INSTRUCTION: Set down the material below word for word, excluding the pictures.

RECORDED DATA:

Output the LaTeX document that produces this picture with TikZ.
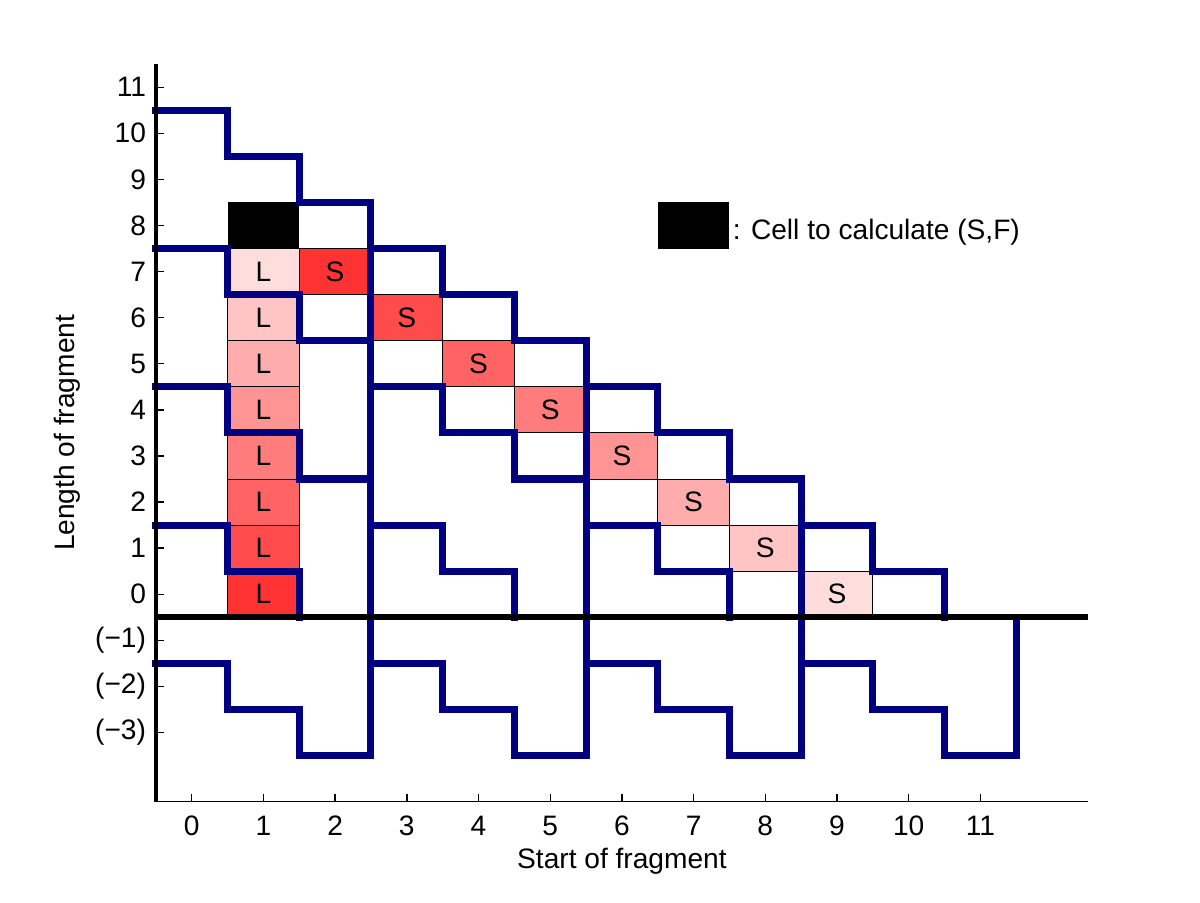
\documentclass[tikz,border=0pt]{standalone}
\usepackage{fontspec}
\setmainfont{Liberation Sans}
\definecolor{navyline}{RGB}{0,0,128}

\begin{document}
\begin{tikzpicture}[x=0.896cm, y=0.576cm, font=\fontsize{10}{12}\selectfont,
    cellbox/.style={draw=black, line width=0.35pt},
    stair/.style={navyline, line width=2.5pt, line cap=rect, line join=miter}]
    \useasboundingbox (-2.674,-6.696) rectangle (14.063,12.892);
    % Các ô L
    \foreach \y in {0,...,7} {
        \pgfmathsetmacro\shade{80-9.5*\y}
        \draw[cellbox, fill=red!\shade] (0.5,\y-0.5) rectangle (1.5,\y+0.5);
        \node (L\y) at (1,\y) {L};
    }
    % Các ô S
    \foreach \k in {0,...,7} {
        \pgfmathsetmacro\shade{80-9.5*\k}
        \pgfmathtruncatemacro\sx{2+\k}
        \pgfmathtruncatemacro\sy{7-\k}
        \draw[cellbox, fill=red!\shade] (\sx-0.5,\sy-0.5) rectangle (\sx+0.5,\sy+0.5);
        \node (S\k) at (\sx,\sy) {S};
    }
    \fill (0.5,7.5) rectangle (1.5,8.5);
    % Đường bậc thang
    \foreach \k in {0,...,3} {
        \pgfmathsetmacro\xa{3*\k-0.5}
        \pgfmathsetmacro\ytop{8.5-3*\k}
        \draw[stair] (\xa,-1.5) -| (\xa+1,-2.5) -| (\xa+2,-3.5) -| (\xa+3,\ytop);
        \foreach \j in {\k,...,3} {
            \pgfmathsetmacro\s{10.5-3*\j}
            \pgfmathsetmacro\xe{\s>2 ? \xa+3 : \xa+2}
            \draw[stair] (\xa,\s) -| (\xa+1,\s-1) -| (\xa+2,\s-2) -- (\xe,\s-2);
        }
    }
    % Hệ trục tọa độ
    \draw[line width=1.4pt] (-0.5,-4.5) -- (-0.5,11.5);
    \draw[line width=0.5pt] (-0.5,-4.5) -- (12.5,-4.5);
    \draw[line width=2.1pt] (-0.5,-0.5) -- (12.5,-0.5);
    % Đánh dấu các mốc
    \foreach \x in {0,...,11} {
        \draw[line width=0.5pt] (\x,-4.5) -- ++(0,0.1cm);
        \node (xt\x) at (\x,-5.03) {\x};
    }
    \foreach \y in {0,...,11} {
        \draw[line width=0.5pt] (-0.5,\y) -- ++(0.1cm,0);
        \node[anchor=east, inner sep=0pt] (yt\y) at (-0.63,\y) {\y};
    }
    \foreach \y in {1,2,3} {
        \draw[line width=0.5pt] (-0.5,-\y) -- ++(0.1cm,0);
        \node[anchor=east, inner sep=0pt] (ytm\y) at (-0.63,-\y) {(−\y)};
    }
    \node (xlab) at (6,-5.8) {Start of fragment};
    \node[rotate=90] (ylab) at (-1.74,3.5) {Length of fragment};
    % Chú thích
    \fill (6.5,7.5) rectangle (7.5,8.5);
    \node[anchor=west, inner sep=1pt] (legtxt) at (7.5,7.85) {: Cell to calculate (S,F)};
\end{tikzpicture}
\end{document}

PROBLEM SOLUTION:
Output the LaTeX document that produces this picture with TikZ.
\documentclass[tikz,border=0pt]{standalone}
\usepackage{fontspec}
\setmainfont{Liberation Sans}
\definecolor{navyline}{RGB}{0,0,128}

\begin{document}
\begin{tikzpicture}[x=0.896cm, y=0.576cm, font=\fontsize{10}{12}\selectfont,
    cellbox/.style={draw=black, line width=0.35pt},
    stair/.style={navyline, line width=2.5pt, line cap=rect, line join=miter}]
    \useasboundingbox (-2.674,-6.696) rectangle (14.063,12.892);
    % Các ô L
    \foreach \y in {0,...,7} {
        \pgfmathsetmacro\shade{80-9.5*\y}
        \draw[cellbox, fill=red!\shade] (0.5,\y-0.5) rectangle (1.5,\y+0.5);
        \node (L\y) at (1,\y) {L};
    }
    % Các ô S
    \foreach \k in {0,...,7} {
        \pgfmathsetmacro\shade{80-9.5*\k}
        \pgfmathtruncatemacro\sx{2+\k}
        \pgfmathtruncatemacro\sy{7-\k}
        \draw[cellbox, fill=red!\shade] (\sx-0.5,\sy-0.5) rectangle (\sx+0.5,\sy+0.5);
        \node (S\k) at (\sx,\sy) {S};
    }
    \fill (0.5,7.5) rectangle (1.5,8.5);
    % Đường bậc thang
    \foreach \k in {0,...,3} {
        \pgfmathsetmacro\xa{3*\k-0.5}
        \pgfmathsetmacro\ytop{8.5-3*\k}
        \draw[stair] (\xa,-1.5) -| (\xa+1,-2.5) -| (\xa+2,-3.5) -| (\xa+3,\ytop);
        \foreach \j in {\k,...,3} {
            \pgfmathsetmacro\s{10.5-3*\j}
            \pgfmathsetmacro\xe{\s>2 ? \xa+3 : \xa+2}
            \draw[stair] (\xa,\s) -| (\xa+1,\s-1) -| (\xa+2,\s-2) -- (\xe,\s-2);
        }
    }
    % Hệ trục tọa độ
    \draw[line width=1.4pt] (-0.5,-4.5) -- (-0.5,11.5);
    \draw[line width=0.5pt] (-0.5,-4.5) -- (12.5,-4.5);
    \draw[line width=2.1pt] (-0.5,-0.5) -- (12.5,-0.5);
    % Đánh dấu các mốc
    \foreach \x in {0,...,11} {
        \draw[line width=0.5pt] (\x,-4.5) -- ++(0,0.1cm);
        \node (xt\x) at (\x,-5.03) {\x};
    }
    \foreach \y in {0,...,11} {
        \draw[line width=0.5pt] (-0.5,\y) -- ++(0.1cm,0);
        \node[anchor=east, inner sep=0pt] (yt\y) at (-0.63,\y) {\y};
    }
    \foreach \y in {1,2,3} {
        \draw[line width=0.5pt] (-0.5,-\y) -- ++(0.1cm,0);
        \node[anchor=east, inner sep=0pt] (ytm\y) at (-0.63,-\y) {(−\y)};
    }
    \node (xlab) at (6,-5.8) {Start of fragment};
    \node[rotate=90] (ylab) at (-1.74,3.5) {Length of fragment};
    % Chú thích
    \fill (6.5,7.5) rectangle (7.5,8.5);
    \node[anchor=west, inner sep=1pt] (legtxt) at (7.5,7.85) {: Cell to calculate (S,F)};
\end{tikzpicture}
\end{document}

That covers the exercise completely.